Scenic USA - Michigan Colonial Michililmackinac |
Photos and Article by Monnie Ryan Monnie Ryan Photography |
Just on the outskirts of Mackinaw City, Michigan, sightseers and history enthusiasts will find Colonial Michilimackinac State Park. Michilimackinac has been a state park since 1904, and the French restored fort, surrounded by a wooden palisade, was opened in 1933. The early 18th century fort was used as a supply post for French traders, and was not built primarily as a military post. The fort grounds were added as a National Historic Landmark in 1960.

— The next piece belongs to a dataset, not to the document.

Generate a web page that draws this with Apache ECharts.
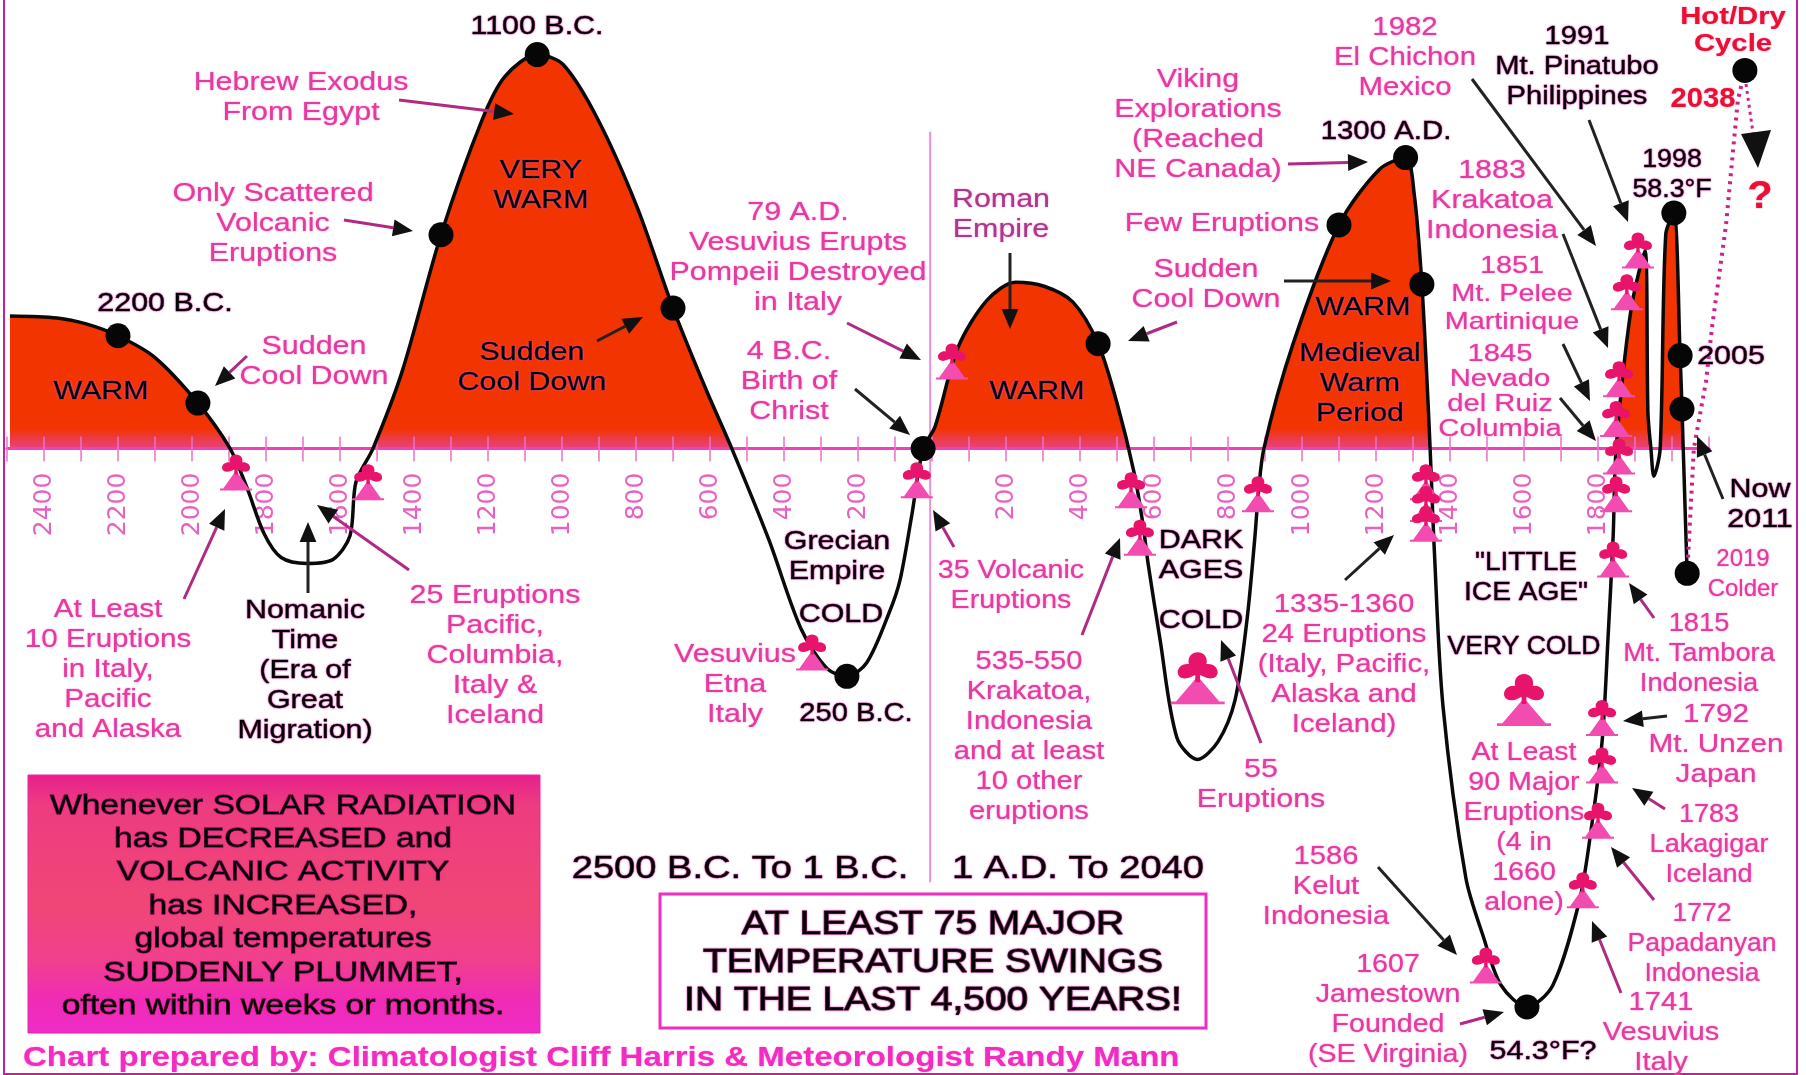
<!DOCTYPE html>
<html><head><meta charset="utf-8">
<style>html,body{margin:0;padding:0;background:#fff}#c{width:1806px;height:1075px}</style>
<script src="https://cdn.jsdelivr.net/npm/echarts@6/dist/echarts.min.js"></script>
</head><body><div id="c"></div>
<script>
// ---- data: axis year (negative = B.C.) and temperature (deg F) ----
const curveYears = [-2492,-2365,-2286,-2200,-2100,-1984,-1897,-1851,-1805,-1759,-1689,-1619,-1573,-1557,-1511,-1432,-1327,-1216,-1154,-1067,-997,-905,-797,-700,-611,-541,-441,-354,-284,-230,-176,-114,-86,-55,-24,8,70,149,226,303,381,449,500,546,570,584,616,662,718,773,819,851,873,881,897,976,1100,1209,1280,1303,1324,1342,1350,1357,1381,1443,1491,1538,1608,1678,1749,1778,1811,1827,1841,1849,1889,1927,1935,1943,1951,1968,1983,2005,2022,2027,2038,2041];
const curveTemps = [57.78,57.77,57.74,57.68,57.57,57.34,57.11,56.91,56.68,56.56,56.53,56.55,56.67,56.94,57.11,57.50,58.19,58.77,58.99,59.10,59.05,58.78,58.33,57.82,57.41,57.11,56.65,56.20,56.00,55.96,56.03,56.29,56.45,56.77,57.11,57.22,57.62,57.86,57.95,57.93,57.85,57.64,57.34,56.99,56.73,56.53,56.15,55.65,55.54,55.63,55.84,56.24,56.67,56.86,57.11,57.64,58.24,58.52,58.58,58.40,57.94,57.29,56.94,56.62,55.81,54.94,54.64,54.40,54.29,54.40,54.82,55.14,55.63,56.15,56.67,57.11,57.81,58.11,57.29,57.11,56.97,57.11,58.19,58.30,57.58,57.31,56.65,56.48];
const dotYears = [-2200,-1984,-1327,-1067,-700,-230,-24,449,1100,1280,1324,1608,2005,2022,2027,2041,2197];
const dotTemps = [57.68,57.34,58.19,59.10,57.82,55.96,57.11,57.64,58.24,58.58,57.94,54.29,58.30,57.58,57.31,56.48,59.02];
const forecastYears = [2197,2178,2146,2108,2092,2059,2046,2041];
const forecastTemps = [59.02,58.87,58.24,57.72,57.45,57.11,56.65,56.48];
const volcanoYears = [-1881,-1524,-324,54,-41,538,562,881,1335,1335,1335,1908,1878,1857,1849,1857,1849,1841,1811,1811,1800,1759,1497];
const volcanoTemps = [56.99,56.94,56.08,57.55,56.95,56.90,56.66,56.88,56.94,56.83,56.73,58.11,57.90,57.46,57.26,57.07,56.88,56.55,55.75,55.51,55.23,54.88,54.50];
const bigVolcanoYears = [718,1600];
const bigVolcanoTemps = [55.95,55.84];
const dividerYears = [-5,-5];
const dividerTemps = [58.71,54.92];
const tickYears = [-2400,-2200,-2000,-1800,-1600,-1400,-1200,-1000,-800,-600,-400,-200,200,400,600,800,1000,1200,1400,1600,1800];
const baselineTemp = 57.11;

// ---- styling helpers ----
const F = '"Liberation Sans"';
const PINK = '#e23c9c', BLACK = '#000000', RED = '#e8122e', MAG = '#f22cc0';
const curve = curveYears.map((y,i)=>[y,curveTemps[i]]);
const pairs = (a,b)=>a.map((y,i)=>[y,b[i]]);
const CLOUD = 'path://M50 0C66 0 76 12 72 26C86 24 100 32 100 44C100 56 84 62 66 54L56 50L56 66L44 66L44 50L34 54C16 62 0 56 0 44C0 32 14 24 28 26C24 12 34 0 50 0Z';
const CONE = 'path://M50 0L90 90L100 90L100 100L0 100L0 90L10 90Z';

function txt(text,x,y,color,size,opt){
  opt = opt||{};
  const s = size||27;
  return {type:'text',x:x,y:y+2,scaleX:opt.sx||1.17,z:50,silent:true,style:{
    text:text,fill:color,font:(opt.bold?'bold ':'')+s+'px '+F,
    align:opt.left?'left':'center',textAlign:opt.left?'left':'center',
    verticalAlign:'middle',textVerticalAlign:'middle',lineHeight:opt.lh||Math.round(s*1.13),
    textShadowColor:opt.shadow||'#ff50c8',textShadowBlur:color===BLACK?2:1.5,
    stroke:opt.stroke?color:undefined,lineWidth:opt.stroke||0
  }};
}
function arrow(x1,y1,x2,y2,shaft,head){
  const a=Math.atan2(y2-y1,x2-x1),L=head||20,W=L*0.42;
  const bx=x2-L*Math.cos(a),by=y2-L*Math.sin(a);
  const px=-Math.sin(a)*W,py=Math.cos(a)*W;
  return [
    {type:'line',z:45,silent:true,shape:{x1:x1,y1:y1,x2:bx,y2:by},style:{stroke:shaft||'#7a1a5c',lineWidth:3}},
    {type:'polygon',z:46,silent:true,shape:{points:[[x2,y2],[bx+px,by+py],[bx-px,by-py]]},style:{fill:'#111'}}
  ];
}
const M='#b02a84', K='#222';
const arrows = [
 [399,100,514,114,M],[344,220,413,231,M],[247,356,215,386,M],[597,341,643,317,K],[847,323,921,360,M],[855,389,910,435,K],
 [1010,253,1010,329,K],[1177,322,1128,341,M],[1288,164,1368,162,M],[1284,281,1391,281,K],[1472,79,1596,246,K],[1589,120,1628,222,K],
 [1563,234,1608,348,K],[1563,344,1590,401,K],[1560,398,1596,441,K],[1723,499,1697,436,K],
 [184,599,225,509,M],[308,593,308,522,K],[409,570,317,505,M],[954,547,933,510,M],[1082,635,1120,538,M],[1261,743,1221,640,M],
 [1345,580,1394,535,K],[1654,618,1629,583,M],[1667,716,1623,721,K],[1665,809,1632,788,M],[1654,900,1611,847,M],[1621,993,1592,921,M],
 [1378,867,1457,955,K],[1460,1024,1504,1012,M]
];
const graphics = [];
arrows.forEach(a=>arrow.apply(null,a).forEach(g=>graphics.push(g)));
graphics.push({type:'line',z:45,silent:true,shape:{x1:1746,y1:84,x2:1754,y2:140},style:{stroke:'#d0208c',lineWidth:3,lineDash:[3,4]}});
graphics.push({type:'polygon',z:46,silent:true,shape:{points:[[1758,168],[1741,134],[1771,130]]},style:{fill:'#111'}});
graphics.push({type:'rect',z:1,silent:true,shape:{x:4,y:-4,width:1793,height:1078},style:{fill:'none',stroke:'#c4209a',lineWidth:2}});
graphics.push({type:'rect',z:30,silent:true,shape:{x:28,y:775,width:512,height:258},style:{
  fill:{type:'linear',x:0,y:0,x2:0,y2:1,colorStops:[{offset:0,color:'#e6208c'},{offset:0.12,color:'#ee3c80'},{offset:0.5,color:'#f04676'},{offset:0.72,color:'#f0408e'},{offset:0.86,color:'#f02cb4'},{offset:1,color:'#ee2cc8'}]},
  stroke:'#e824a8',lineWidth:1}});
graphics.push({type:'rect',z:30,silent:true,shape:{x:660,y:894,width:546,height:134},style:{fill:'#fff',stroke:MAG,lineWidth:3}});
[
 ['Hebrew Exodus\nFrom Egypt',301,96],['Only Scattered\nVolcanic\nEruptions',273,222],['Sudden\nCool Down',314,360],
 ['79 A.D.\nVesuvius Erupts\nPompeii Destroyed\nin Italy',798,256],['4 B.C.\nBirth of\nChrist',789,380],
 ['Viking\nExplorations\n(Reached\nNE Canada)',1198,123],['Few Eruptions',1222,222],['Sudden\nCool Down',1206,283],
 ['1982\nEl Chichon\nMexico',1405,56,1.13],['1883\nKrakatoa\nIndonesia',1492,199],
 ['At Least\n10 Eruptions\nin Italy,\nPacific\nand Alaska',108,668,1.14],
 ['25 Eruptions\nPacific,\nColumbia,\nItaly &\nIceland',495,654],['Vesuvius\nEtna\nItaly',735,683],['35 Volcanic\nEruptions',1011,584,1.1],
 ['535-550\nKrakatoa,\nIndonesia\nand at least\n10 other\neruptions',1029,735,1.12],['55\nEruptions',1261,783],
 ['1335-1360\n24 Eruptions\n(Italy, Pacific,\nAlaska and\nIceland)',1344,663,1.13],['1586\nKelut\nIndonesia',1326,885,1.12],
 ['1607\nJamestown\nFounded\n(SE Virginia)',1388,1008,1.1],['At Least\n90 Major\nEruptions\n(4 in\n1660\nalone)',1524,826,1.1],
 ['1815\nMt. Tambora\nIndonesia',1699,652,1.05],['1792\nMt. Unzen\nJapan',1716,743,1.14],
 ['1783\nLakagigar\nIceland',1709,843,1.04],['1772\nPapadanyan\nIndonesia',1702,942,1.02],['1741\nVesuvius\nItaly',1661,1031,1.12]
].forEach(t=>graphics.push(txt(t[0],t[1],t[2],PINK,26,{lh:30,sx:t[3]})));
graphics.push(txt('1851\nMt. Pelee\nMartinique',1512,292,PINK,24,{lh:28,sx:1.2}));
graphics.push(txt('1845\nNevado\ndel Ruiz\nColumbia',1500,390,PINK,23,{lh:25,sx:1.27}));
graphics.push(txt('2019\nColder',1743,572,PINK,24,{lh:30,sx:1.0}));
graphics.push(txt('Roman\nEmpire',1001,213,'#a83a88',26,{lh:30}));
[
 ['1100 B.C.',537,25],['2200 B.C.',165,302],['VERY\nWARM',541,184],['WARM',101,390],['Sudden\nCool Down',532,366],['WARM',1037,390],['WARM',1363,306],
 ['Medieval\nWarm\nPeriod',1360,382],['1300 A.D.',1386,130,1.13],['1991\nMt. Pinatubo\nPhilippines',1577,65,1.12],['1998\n58.3°F',1672,173,1.03],['2005',1731,355],
 ['Now\n2011',1760,503],['Nomanic\nTime\n(Era of\nGreat\nMigration)',305,669],['Grecian\nEmpire',837,555],['COLD',841,613],['250 B.C.',856,712,1.12],
 ['DARK\nAGES',1201,554],['COLD',1201,619],['"LITTLE\nICE AGE"',1526,576,1.08],['VERY COLD',1524,645,1.02],['54.3°F?',1543,1050]
].forEach(t=>graphics.push(txt(t[0],t[1],t[2],BLACK,26,{lh:30,sx:t[3],stroke:0.5})));
graphics.push(txt('Hot/Dry\nCycle',1733,29,RED,24,{bold:true,lh:27,sx:1.22}));
graphics.push(txt('2038',1703,98,RED,27,{bold:true,sx:1.08}));
graphics.push(txt('?',1760,196,RED,38,{bold:true,sx:1.1}));
graphics.push(txt('Whenever SOLAR RADIATION\nhas DECREASED and\nVOLCANIC ACTIVITY\nhas INCREASED,\nglobal temperatures\nSUDDENLY PLUMMET,\noften within weeks or months.',283,904,BLACK,28,{lh:33.4,stroke:0.8,sx:1.2,shadow:'#ff20a0'}));
graphics.push(txt('2500 B.C. To 1 B.C.',740,867,BLACK,32,{stroke:0.6,sx:1.19}));
graphics.push(txt('1 A.D. To 2040',1078,867,BLACK,32,{stroke:0.6,sx:1.19}));
graphics.push(txt('AT LEAST 75 MAJOR\nTEMPERATURE SWINGS\nIN THE LAST 4,500 YEARS!',933,961,BLACK,33,{lh:38,stroke:1,sx:1.18}));
graphics.push(txt('Chart prepared by: Climatologist Cliff Harris & Meteorologist Randy Mann',23,1056,MAG,28,{bold:true,left:true,sx:1.18,lh:30,shadow:'#ff80e0'}));

const TOP=15, BASE=448.62, AXIS0=1064.4, LEFT=7, XW=1794.5, XW2=1702;
const chart = echarts.init(document.getElementById('c'),null,{renderer:'canvas'});
const xCommon = {type:'value',min:-2500,interval:100,splitLine:{show:false}};
chart.setOption({
  animation:false,
  backgroundColor:'#fff',
  grid:[
    {left:LEFT,top:TOP,width:XW,height:AXIS0-TOP},
    {left:LEFT,top:TOP,width:XW2,height:BASE-TOP}
  ],
  xAxis:[
    Object.assign({},xCommon,{gridIndex:0,max:2350,show:false}),
    Object.assign({},xCommon,{gridIndex:1,max:2100,position:'bottom',z:5,
      axisLine:{show:true,lineStyle:{color:'#f040b8',width:3}},
      axisTick:{show:true,length:13,lineStyle:{color:'#ee70c8',width:1.5}},
      axisLabel:{show:true,rotate:90,margin:24,interval:0,hideOverlap:false,showMinLabel:true,showMaxLabel:false,
        fontFamily:'"DejaVu Sans"',fontSize:25,color:'#e860c0',
        formatter:v=>tickYears.indexOf(v)>=0?String(Math.abs(v)):''}}),
    Object.assign({},xCommon,{gridIndex:1,max:2100,position:'bottom',z:5,
      axisLine:{show:false},axisLabel:{show:false},
      axisTick:{show:true,inside:true,length:12,lineStyle:{color:'#ee70c8',width:1.5}}})
  ],
  yAxis:[
    {type:'value',gridIndex:0,min:54,max:59.3,show:false},
    {type:'value',gridIndex:1,min:baselineTemp,max:59.3,show:false}
  ],
  series:[
    {type:'line',name:'warm',xAxisIndex:1,yAxisIndex:1,data:curve,smooth:0.3,showSymbol:false,z:2,clip:true,
      lineStyle:{width:0},
      areaStyle:{opacity:1,origin:'start',color:{type:'linear',global:true,x:0,y:0,x2:0,y2:BASE,colorStops:[
        {offset:0,color:'#f23400'},{offset:0.955,color:'#f23400'},{offset:0.98,color:'#ec3c4c'},{offset:1,color:'#e84080'}]}}},
    {type:'line',name:'divider',xAxisIndex:0,yAxisIndex:0,data:pairs(dividerYears,dividerTemps),showSymbol:false,z:1,
      lineStyle:{color:'#f090d8',width:2}},
    {type:'line',name:'temperature',xAxisIndex:0,yAxisIndex:0,data:curve,smooth:0.3,showSymbol:false,z:6,
      lineStyle:{color:'#0a0a0a',width:3.5}},
    {type:'line',name:'forecast',xAxisIndex:0,yAxisIndex:0,data:pairs(forecastYears,forecastTemps),showSymbol:false,z:6,
      lineStyle:{color:'#d0208c',width:4,type:[3,5]}},
    {type:'scatter',name:'cone',xAxisIndex:0,yAxisIndex:0,data:pairs(volcanoYears,volcanoTemps),symbol:CONE,symbolSize:[32,20],symbolOffset:[0,8],z:7,itemStyle:{color:'#f24cb0',opacity:1}},
    {type:'scatter',name:'cloud',xAxisIndex:0,yAxisIndex:0,data:pairs(volcanoYears,volcanoTemps),symbol:CLOUD,symbolSize:[28,20],symbolOffset:[0,-8],z:8,itemStyle:{color:'#e8146c',opacity:1}},
    {type:'scatter',name:'bigCone',xAxisIndex:0,yAxisIndex:0,data:pairs(bigVolcanoYears,bigVolcanoTemps),symbol:CONE,symbolSize:[54,28],symbolOffset:[0,12],z:7,itemStyle:{color:'#f24cb0',opacity:1}},
    {type:'scatter',name:'bigCloud',xAxisIndex:0,yAxisIndex:0,data:pairs(bigVolcanoYears,bigVolcanoTemps),symbol:CLOUD,symbolSize:[40,30],symbolOffset:[0,-11],z:8,itemStyle:{color:'#e8146c',opacity:1}},
    {type:'scatter',name:'dots',xAxisIndex:0,yAxisIndex:0,data:pairs(dotYears,dotTemps),symbol:'circle',symbolSize:25,z:9,itemStyle:{color:'#060606',opacity:1}}
  ],
  graphic:{elements:graphics}
});
</script></body></html>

Here, amid the 13 buildings are appropriately costumed interpreters, who lead walking tours dressed as soldiers, a fur trader, a priest and an apothecary, all demonstrating what life was like many years ago. At appointed times, soldiers fire their muskets on the parade ground, and canon balls are fired across the Straits of Mackinac from an 18th century canon in the general direction of the Mackinac Bridge, better known as the
Mighty Mac.
Native Indians are included here as well. Just outside the fort walls is an encampment, complete with wigwams, where interpreters wear traditional clothing and explain what it was like to live in a Waginogan (a domed or oval birch bark house) or Nasaogan (a triangular-shaped home, usually covered in bark). Also of interest here in summer is the archaeological dig, the longest-running and most extensive archeological excavations in North America.